Practical Steps to Personal Sustainability
- Schedule sustainability: Block time for health activities just as you would critical business meetings. Your workout is as important as your board meeting. I learned this the hard way: if it is not on the calendar, it does not exist in the entrepreneurial world where every minute feels claimed by urgent tasks. Treat these appointments with yourself as non-negotiable commitments, just as you would never casually skip a meeting with your biggest client.
- Create sustainable routines: Build healthy habits into your existing schedule. Walking meetings, standing desks and healthy office snacks make wellness automatic. Replace your afternoon coffee run with a walk around the block, swap your desk chair for a standing desk converter, and stock your office with nuts and fruit instead of sweets. These small environmental changes compound over time, creating sustainable health improvements without requiring constant mental effort.
- Set sustainable boundaries: Establish clear work hours and stick to them. When you model work-life balance, you give your team permission to do the same. This is not just about your health, it is about creating a company culture that attracts and retains top talent who value sustainability over burnout. Your boundaries teach others how to treat you and demonstrate that success does not require sacrificing everything else that matters.

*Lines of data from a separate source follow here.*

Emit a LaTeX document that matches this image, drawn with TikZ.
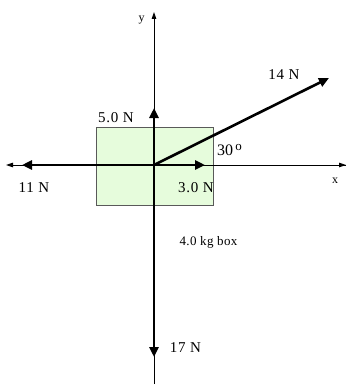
\documentclass[tikz,border=0pt]{standalone}
\usepackage{fontspec}
\setmainfont{Liberation Serif}
\usetikzlibrary{arrows.meta}
\definecolor{boxgreen}{RGB}{230,252,220}
\begin{document}
\begin{tikzpicture}[x=1pt,y=-1pt,
  axis/.style={line width=0.9pt,-{Triangle[length=7pt,width=4.5pt]}},
  force/.style={line width=2.6pt,-{Triangle[length=10pt,width=9pt]}},
  lbl/.style={font=\fontsize{15}{15}\selectfont\addfontfeature{LetterSpace=5},inner sep=0pt,anchor=base},
  small/.style={font=\fontsize{13}{13}\selectfont\addfontfeature{LetterSpace=3},inner sep=0pt,anchor=base},
  axlbl/.style={font=\fontsize{12}{12}\selectfont,inner sep=0pt,anchor=base}]
\useasboundingbox (0,0) rectangle (347,385);
\coordinate (O) at (154,165);
\node[draw=gray!70!black,line width=0.5pt,fill=boxgreen,minimum width=117pt,minimum height=78pt,inner sep=0pt] (box) at (154.5,166) {};
% axes
\coordinate (xL) at (6,165);
\coordinate (xR) at (346,165);
\coordinate (yT) at (154,12);
\coordinate (yB) at (154,384);
\draw[axis] (xR) -- (xL);
\draw[axis] (O) -- (xR);
\draw[axis] (yB) -- (yT);
\node[axlbl] (ylab) at (141.5,22) {y};
\node[axlbl] (xlab) at (335,183) {x};
% forces
\coordinate (f5) at (154,108);
\coordinate (f3) at (205,165);
\coordinate (f14) at (329,78);
\coordinate (f11) at (22,165);
\coordinate (f17) at (154,357);
\draw[force] (O) -- (f5);
\draw[force] (O) -- (f3);
\draw[force] (O) -- (f14);
\draw[force] (O) -- (f11);
\draw[force] (O) -- (f17);
\node[lbl] (l5) at (116,122) {5.0 N};
\node[lbl] (l3) at (196,192) {3.0 N};
\node[lbl] (l14) at (284,80) {14 N};
\node[lbl] (l11) at (34,192) {11 N};
\node[lbl] (l17) at (185.5,352) {17 N};
\node[lbl,font=\fontsize{16}{16}\selectfont] (l30) at (225,155) {30};
\node[lbl,font=\fontsize{13}{13}\selectfont] (l30o) at (238.5,150) {o};
\node[small] (lbox) at (208.5,245.5) {4.0 kg box};
\end{tikzpicture}
\end{document}
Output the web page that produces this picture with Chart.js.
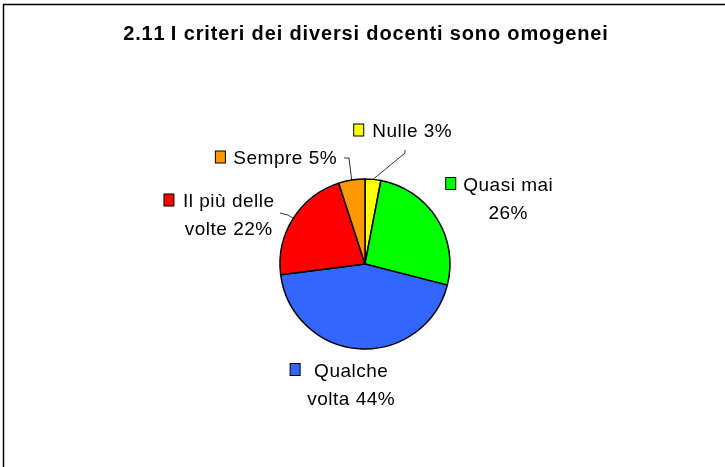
<!DOCTYPE html>
<html><head><meta charset="utf-8">
<script src="https://cdn.jsdelivr.net/npm/chart.js@4.4.1/dist/chart.umd.min.js"></script>
<style>html,body{margin:0;padding:0;background:#fff;overflow:hidden}canvas{display:block}</style>
</head><body>
<canvas id="c" width="725" height="467"></canvas>
<script>
const chartTitle = "2.11 I criteri dei diversi docenti sono omogenei";
const categories = ["Nulle", "Quasi mai", "Qualche volta", "Il più delle volte", "Sempre"];
const values = [3, 26, 44, 22, 5];
const colors = ["#FFFF00", "#00FF00", "#3366FF", "#FF0000", "#FF9900"];

// label placement (layout only)
const labelLayout = [
  {cx: 412, cy: 130, wrap: 200, gap: 8.5, leader: [[405,150],[405,153]]},
  {cx: 508, cy: 183.5, wrap: 105, gap: 7.5, leader: null},
  {cx: 351, cy: 369.5, wrap: 105, gap: 14, leader: null},
  {cx: 228.5, cy: 200, wrap: 105, gap: 9, leader: [[280,213],[288,215]]},
  {cx: 285, cy: 157, wrap: 200, gap: 8, leader: [[344,158],[349,158]]}
];

const FONT = '"Liberation Sans", Arial, sans-serif';

function wrapText(ctx, text, maxW) {
  const words = text.split(' ');
  const lines = [];
  let cur = '';
  for (const w of words) {
    const t = cur ? cur + ' ' + w : w;
    if (cur && ctx.measureText(t).width > maxW) { lines.push(cur); cur = w; }
    else cur = t;
  }
  if (cur) lines.push(cur);
  return lines;
}

function spacedText(ctx, s, cx, y, sp) {
  const chars = [...s];
  const base = ctx.measureText(s).width;
  const total = base + sp * (chars.length - 1);
  const x = cx - total / 2;
  const prevAlign = ctx.textAlign;
  ctx.textAlign = 'left';
  let acc = '';
  for (let i = 0; i < chars.length; i++) {
    const off = ctx.measureText(acc).width + sp * i;
    ctx.fillText(chars[i], x + off, y);
    acc += chars[i];
  }
  ctx.textAlign = prevAlign;
  return total;
}

const decor = {
  id: 'decor',
  beforeDraw(chart) {
    const ctx = chart.ctx;
    ctx.save();
    ctx.fillStyle = '#fff';
    ctx.fillRect(0, 0, chart.width, chart.height);
    ctx.strokeStyle = '#000';
    ctx.lineWidth = 1.5;
    ctx.beginPath();
    ctx.moveTo(725, 4.5); ctx.lineTo(3.5, 4.5); ctx.lineTo(3.5, 467);
    ctx.stroke();
    ctx.restore();
  },
  afterDatasetsDraw(chart) {
    const ctx = chart.ctx;
    const meta = chart.getDatasetMeta(0);
    ctx.save();
    ctx.fillStyle = '#000';
    ctx.textBaseline = 'alphabetic';
    ctx.font = 'bold 20px ' + FONT;
    spacedText(ctx, chartTitle, 365.5, 39.5, 0.85);
    ctx.font = '19px ' + FONT;
    const SP = 0.5;
    values.forEach((v, i) => {
      const L = labelLayout[i];
      const arc = meta.data[i];
      const text = categories[i] + ' ' + v + '%';
      const lines = wrapText(ctx, text, L.wrap);
      ctx.fillStyle = '#000';
      let w0 = 0;
      lines.forEach((ln, k) => {
        const w = spacedText(ctx, ln, L.cx, L.cy + 7 + k * 28, SP);
        if (k === 0) w0 = w;
      });
      const sqR = L.cx - w0 / 2 - L.gap;
      ctx.fillStyle = colors[i];
      ctx.fillRect(sqR - 10, L.cy - 6, 10, 12);
      ctx.strokeStyle = '#000';
      ctx.lineWidth = 1;
      ctx.strokeRect(sqR - 10, L.cy - 6, 10, 12);
      if (L.leader) {
        const p = arc.getProps(['x','y','startAngle','endAngle','outerRadius'], true);
        const mid = (p.startAngle + p.endAngle) / 2;
        const ex = p.x + Math.cos(mid) * p.outerRadius;
        const ey = p.y + Math.sin(mid) * p.outerRadius;
        ctx.strokeStyle = '#000';
        ctx.lineWidth = 0.8;
        ctx.beginPath();
        ctx.moveTo(L.leader[0][0], L.leader[0][1]);
        ctx.lineTo(L.leader[1][0], L.leader[1][1]);
        ctx.lineTo(ex, ey);
        ctx.stroke();
      }
    });
    ctx.restore();
  }
};

new Chart(document.getElementById('c'), {
  type: 'pie',
  data: {
    labels: categories,
    datasets: [{
      data: values,
      backgroundColor: colors,
      borderColor: '#000',
      borderWidth: 1.5
    }]
  },
  options: {
    responsive: false,
    devicePixelRatio: 1,
    animation: false,
    radius: 85,
    rotation: 0,
    layout: {padding: {left: 100, right: 95, top: 100, bottom: 39}},
    plugins: {legend: {display: false}, tooltip: {enabled: false}, title: {display: false}}
  },
  plugins: [decor]
});
</script>
</body></html>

- Measure what matters: Track your energy levels alongside your KPIs. Notice which activities drain versus energise you, then adjust accordingly. Keep a simple energy journal for two weeks, rating your energy before and after different types of tasks and meetings. You might discover that certain client calls consistently drain you while strategic planning sessions energise you, data that can inform how you structure your days. This self-awareness becomes a powerful tool for optimising not just your productivity, but your sustainability as a leader.
- Invest in support systems: Delegate tasks that drain you unnecessarily. Use that time for activities that restore your energy and clarity. The maths is simple: if you are spending hours on tasks someone else could do for a fraction of your rate, you are not just wasting money, you are depleting the energy you need for high-level strategic thinking. Start by listing everything you do in a week, identify what only you can do, and systematically delegate or automate the rest. Delegation is not about being lazy; it is about preserving your energy for what truly matters.
Sustainable success is not about working harder, it is about working sustainably. The most successful entrepreneurs understand that building a lasting business requires playing the long game with their health and wellbeing.
Conclusion: Your Sustainable Business Starts Today
The path to building a lasting business is not found in the latest growth hack or marketing strategy, it is found in the mirror. When you commit to your own sustainability, you are not being selfish; you are being strategic. You are ensuring that the vision you have for your business has a healthy, energised leader to see it through.
The businesses that thrive long-term are not built on the backs of burned-out founders, they are built by leaders who treat their wellbeing as a non-negotiable business asset.
Since you have read the article this far, I challenge you to make one concrete commitment to your personal sustainability. Maybe it is scheduling that overdue health check-up. Perhaps it is committing to a daily 20-minute walk. Or it could be as simple as setting a firm boundary around evening work emails.
Whatever you choose, remember: you are not taking time away from your business, you are investing in its foundation.
Your business needs you at your best, not your busiest.